* **EXERCISE AIM**
Select the lines below containing the word "this".

* **A run of records**
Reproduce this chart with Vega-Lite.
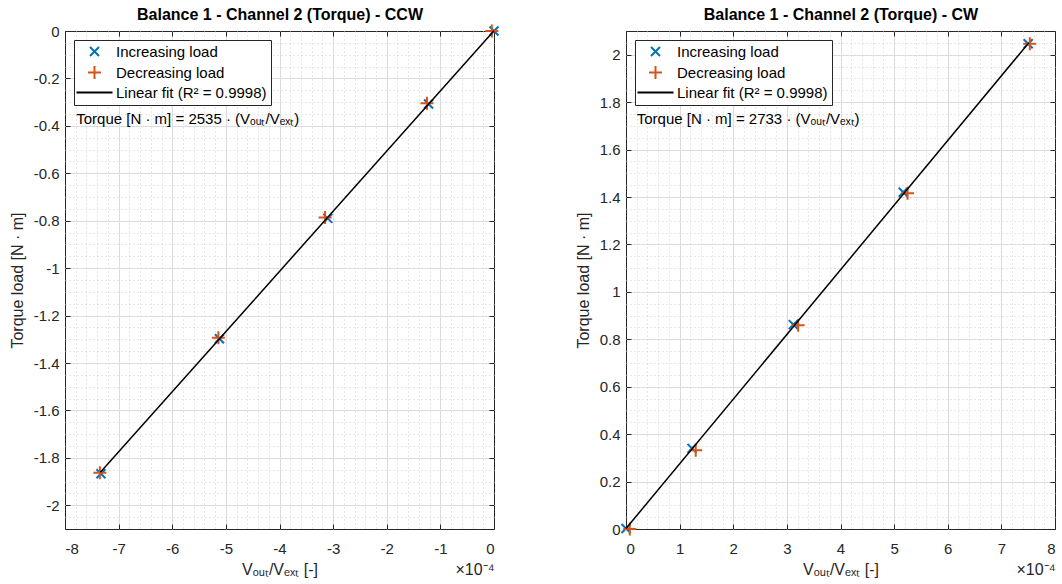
{
  "$schema": "https://vega.github.io/schema/vega-lite/v6.json",
  "background": "white",
  "padding": {"left": 8, "top": 6, "right": 0, "bottom": 0},
  "datasets": {
    "ccw": [
      {"series": "Increasing load", "x": 0, "y": 0},
      {"series": "Increasing load", "x": -0.000122, "y": -0.308},
      {"series": "Increasing load", "x": -0.000310, "y": -0.790},
      {"series": "Increasing load", "x": -0.000512, "y": -1.298},
      {"series": "Increasing load", "x": -0.000733, "y": -1.867},
      {"series": "Decreasing load", "x": -0.000004, "y": 0},
      {"series": "Decreasing load", "x": -0.000125, "y": -0.305},
      {"series": "Decreasing load", "x": -0.000315, "y": -0.786},
      {"series": "Decreasing load", "x": -0.000514, "y": -1.294},
      {"series": "Decreasing load", "x": -0.000735, "y": -1.863},
      {"series": "Linear fit (R² = 0.9998)", "x": -0.000734, "y": -1.861},
      {"series": "Linear fit (R² = 0.9998)", "x": 0, "y": 0.001}
    ],
    "cw": [
      {"series": "Increasing load", "x": 0, "y": 0.002},
      {"series": "Increasing load", "x": 0.000123, "y": 0.340},
      {"series": "Increasing load", "x": 0.000312, "y": 0.862},
      {"series": "Increasing load", "x": 0.000517, "y": 1.420},
      {"series": "Increasing load", "x": 0.000750, "y": 2.046},
      {"series": "Decreasing load", "x": 0.000007, "y": 0},
      {"series": "Decreasing load", "x": 0.000130, "y": 0.332},
      {"series": "Decreasing load", "x": 0.000321, "y": 0.859},
      {"series": "Decreasing load", "x": 0.000525, "y": 1.416},
      {"series": "Decreasing load", "x": 0.000753, "y": 2.046},
      {"series": "Linear fit (R² = 0.9998)", "x": 0, "y": 0.002},
      {"series": "Linear fit (R² = 0.9998)", "x": 0.000751, "y": 2.050}
    ]
  },
  "config": {
    "font": "Liberation Sans",
    "view": {"stroke": "#262626", "strokeWidth": 1},
    "axis": {
      "labelFont": "Liberation Sans",
      "titleFont": "Liberation Sans",
      "labelFontSize": 15,
      "titleFontSize": 16,
      "titleFontWeight": "normal",
      "labelColor": "#262626",
      "titleColor": "#262626",
      "tickColor": "#262626",
      "domain": false
    },
    "legend": {
      "orient": "top-left",
      "offset": 9,
      "padding": 4,
      "strokeColor": "#262626",
      "fillColor": "white",
      "labelFont": "Liberation Sans",
      "labelFontSize": 15,
      "labelColor": "#000000",
      "symbolSize": 100,
      "symbolStrokeWidth": 2,
      "symbolOffset": 9,
      "labelOffset": 14,
      "rowPadding": 2,
      "title": null
    }
  },
  "resolve": {"scale": {"color": "independent", "shape": "independent"}},
  "spacing": 71,
  "hconcat": [
    {
      "width": 429,
      "height": 498,
      "data": {"name": "ccw"},
      "layer": [
        {
          "transform": [{"filter": "datum.series == 'Increasing load'"}],
          "mark": {"type": "point", "filled": false, "strokeWidth": 2, "size": 100, "opacity": 1},
          "encoding": {
            "x": {"field": "x", "type": "quantitative", "scale": {"domain": [-0.0008, 0], "nice": false, "zero": false, "padding": 0},
              "axis": {"orient": "bottom", "tickCount": 8, "grid": true, "gridColor": "#e0e0e0", "tickSize": -5, "labelPadding": 17,
                "gridOpacity": {"condition": {"test": "datum.value < -0.000799 || datum.value > -0.000001", "value": 0}, "value": 1},
                "labelExpr": "'' + round(datum.value * 10000)", "title": "Vₒᵤₜ/Vₑₓₜ [-]", "titlePadding": 5}},
            "y": {"field": "y", "type": "quantitative", "scale": {"domain": [-2.1, 0], "nice": false, "zero": false, "padding": 0},
              "axis": {"orient": "left", "tickCount": 10, "grid": true, "gridColor": "#e0e0e0", "tickSize": -5, "labelPadding": 11,
                "gridOpacity": {"condition": {"test": "datum.value < -2.099 || datum.value > -0.001", "value": 0}, "value": 1},
                "labelExpr": "'' + round(datum.value * 10) / 10", "title": "Torque load [N · m]", "titlePadding": 8}},
            "color": {"field": "series", "type": "nominal",
              "scale": {"domain": ["Increasing load", "Decreasing load", "Linear fit (R² = 0.9998)"], "range": ["#0072BD", "#D95319", "#000000"]}},
            "shape": {"field": "series", "type": "nominal",
              "scale": {"domain": ["Increasing load", "Decreasing load", "Linear fit (R² = 0.9998)"],
                "range": ["M-0.9,-0.9L0.9,0.9M-0.9,0.9L0.9,-0.9", "M-1.3,0L1.3,0M0,-1.3L0,1.3", "M-3.6,0L3.6,0"]}}
          }
        },
        {
          "transform": [{"filter": "datum.series == 'Decreasing load'"}],
          "mark": {"type": "point", "filled": false, "strokeWidth": 2, "size": 100, "opacity": 1},
          "encoding": {
            "x": {"field": "x", "type": "quantitative",
              "axis": {"orient": "top", "tickCount": 8, "grid": false, "labels": false, "tickSize": -5, "minExtent": 0,
                "title": "Balance 1 - Channel 2 (Torque) - CCW", "titleFontWeight": "bold", "titleFontSize": 16, "titleColor": "#000000", "titlePadding": 8}},
            "y": {"field": "y", "type": "quantitative",
              "axis": {"orient": "right", "tickCount": 10, "grid": false, "labels": false, "tickSize": -5, "minExtent": 0, "title": null}},
            "color": {"field": "series", "type": "nominal"},
            "shape": {"field": "series", "type": "nominal"}
          }
        },
        {
          "transform": [{"filter": "datum.series == 'Linear fit (R² = 0.9998)'"}],
          "mark": {"type": "line", "strokeWidth": 1.5},
          "encoding": {
            "x": {"field": "x", "type": "quantitative",
              "axis": {"orient": "bottom", "tickCount": 40, "grid": true, "gridColor": "#d0d0d0", "gridDash": [1, 3], "ticks": false, "labels": false, "minExtent": 0,
                "gridOpacity": {"condition": {"test": "datum.value < -0.000799 || datum.value > -0.000001", "value": 0}, "value": 1},
                "title": "×10⁻⁴", "titleAnchor": "end", "titleAlign": "right", "titleFontSize": 16, "titlePadding": 32}},
            "y": {"field": "y", "type": "quantitative",
              "axis": {"orient": "left", "tickCount": 42, "grid": true, "gridColor": "#d0d0d0", "gridDash": [1, 3], "ticks": false, "labels": false, "minExtent": 0, "title": null,
                "gridOpacity": {"condition": {"test": "datum.value < -2.099 || datum.value > -0.001", "value": 0}, "value": 1}}},
            "color": {"field": "series", "type": "nominal"}
          }
        },
        {
          "data": {"values": [{"label": "Torque [N · m] = 2535 · (Vₒᵤₜ/Vₑₓₜ)"}]},
          "mark": {"type": "text", "align": "left", "baseline": "middle", "fontSize": 15, "font": "Liberation Sans", "color": "#000000"},
          "encoding": {
            "x": {"datum": -0.000779, "type": "quantitative", "axis": null},
            "y": {"datum": -0.372, "type": "quantitative", "axis": null},
            "text": {"field": "label", "type": "nominal"}
          }
        }
      ],
      "resolve": {"axis": {"x": "independent", "y": "independent"}}
    },
    {
      "width": 429,
      "height": 498,
      "data": {"name": "cw"},
      "layer": [
        {
          "transform": [{"filter": "datum.series == 'Increasing load'"}],
          "mark": {"type": "point", "filled": false, "strokeWidth": 2, "size": 100, "opacity": 1},
          "encoding": {
            "x": {"field": "x", "type": "quantitative", "scale": {"domain": [0, 0.0008], "nice": false, "zero": false, "padding": 0},
              "axis": {"orient": "bottom", "tickCount": 8, "grid": true, "gridColor": "#e0e0e0", "tickSize": -5, "labelPadding": 17,
                "gridOpacity": {"condition": {"test": "datum.value < 0.000001 || datum.value > 0.000799", "value": 0}, "value": 1},
                "labelExpr": "'' + round(datum.value * 10000)", "title": "Vₒᵤₜ/Vₑₓₜ [-]", "titlePadding": 5}},
            "y": {"field": "y", "type": "quantitative", "scale": {"domain": [0, 2.1], "nice": false, "zero": false, "padding": 0},
              "axis": {"orient": "left", "tickCount": 10, "grid": true, "gridColor": "#e0e0e0", "tickSize": -5, "labelPadding": 11,
                "gridOpacity": {"condition": {"test": "datum.value < 0.001 || datum.value > 2.099", "value": 0}, "value": 1},
                "labelExpr": "'' + round(datum.value * 10) / 10", "title": "Torque load [N · m]", "titlePadding": 8}},
            "color": {"field": "series", "type": "nominal",
              "scale": {"domain": ["Increasing load", "Decreasing load", "Linear fit (R² = 0.9998)"], "range": ["#0072BD", "#D95319", "#000000"]}},
            "shape": {"field": "series", "type": "nominal",
              "scale": {"domain": ["Increasing load", "Decreasing load", "Linear fit (R² = 0.9998)"],
                "range": ["M-0.9,-0.9L0.9,0.9M-0.9,0.9L0.9,-0.9", "M-1.3,0L1.3,0M0,-1.3L0,1.3", "M-3.6,0L3.6,0"]}}
          }
        },
        {
          "transform": [{"filter": "datum.series == 'Decreasing load'"}],
          "mark": {"type": "point", "filled": false, "strokeWidth": 2, "size": 100, "opacity": 1},
          "encoding": {
            "x": {"field": "x", "type": "quantitative",
              "axis": {"orient": "top", "tickCount": 8, "grid": false, "labels": false, "tickSize": -5, "minExtent": 0,
                "title": "Balance 1 - Channel 2 (Torque) - CW", "titleFontWeight": "bold", "titleFontSize": 16, "titleColor": "#000000", "titlePadding": 8}},
            "y": {"field": "y", "type": "quantitative",
              "axis": {"orient": "right", "tickCount": 10, "grid": false, "labels": false, "tickSize": -5, "minExtent": 0, "title": null}},
            "color": {"field": "series", "type": "nominal"},
            "shape": {"field": "series", "type": "nominal"}
          }
        },
        {
          "transform": [{"filter": "datum.series == 'Linear fit (R² = 0.9998)'"}],
          "mark": {"type": "line", "strokeWidth": 1.5},
          "encoding": {
            "x": {"field": "x", "type": "quantitative",
              "axis": {"orient": "bottom", "tickCount": 40, "grid": true, "gridColor": "#d0d0d0", "gridDash": [1, 3], "ticks": false, "labels": false, "minExtent": 0,
                "gridOpacity": {"condition": {"test": "datum.value < 0.000001 || datum.value > 0.000799", "value": 0}, "value": 1},
                "title": "×10⁻⁴", "titleAnchor": "end", "titleAlign": "right", "titleFontSize": 16, "titlePadding": 32}},
            "y": {"field": "y", "type": "quantitative",
              "axis": {"orient": "left", "tickCount": 42, "grid": true, "gridColor": "#d0d0d0", "gridDash": [1, 3], "ticks": false, "labels": false, "minExtent": 0, "title": null,
                "gridOpacity": {"condition": {"test": "datum.value < 0.001 || datum.value > 2.099", "value": 0}, "value": 1}}},
            "color": {"field": "series", "type": "nominal"}
          }
        },
        {
          "data": {"values": [{"label": "Torque [N · m] = 2733 · (Vₒᵤₜ/Vₑₓₜ)"}]},
          "mark": {"type": "text", "align": "left", "baseline": "middle", "fontSize": 15, "font": "Liberation Sans", "color": "#000000"},
          "encoding": {
            "x": {"datum": 0.00002, "type": "quantitative", "axis": null},
            "y": {"datum": 1.73, "type": "quantitative", "axis": null},
            "text": {"field": "label", "type": "nominal"}
          }
        }
      ],
      "resolve": {"axis": {"x": "independent", "y": "independent"}}
    }
  ]
}
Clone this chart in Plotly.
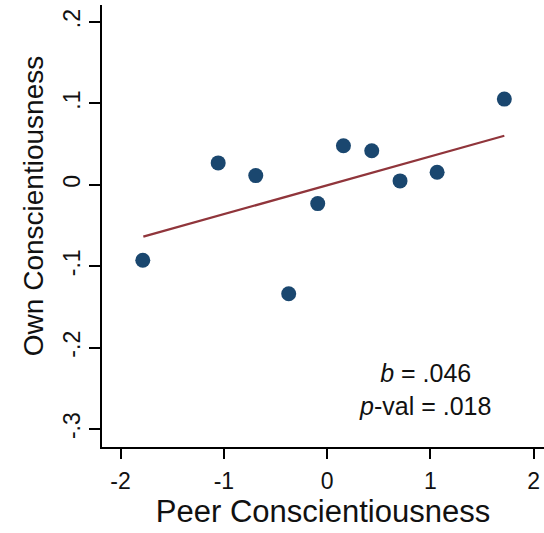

* **EXERCISE RESPONSE**
Reproduce this chart with Vega-Lite.
Clone this chart in Plotly.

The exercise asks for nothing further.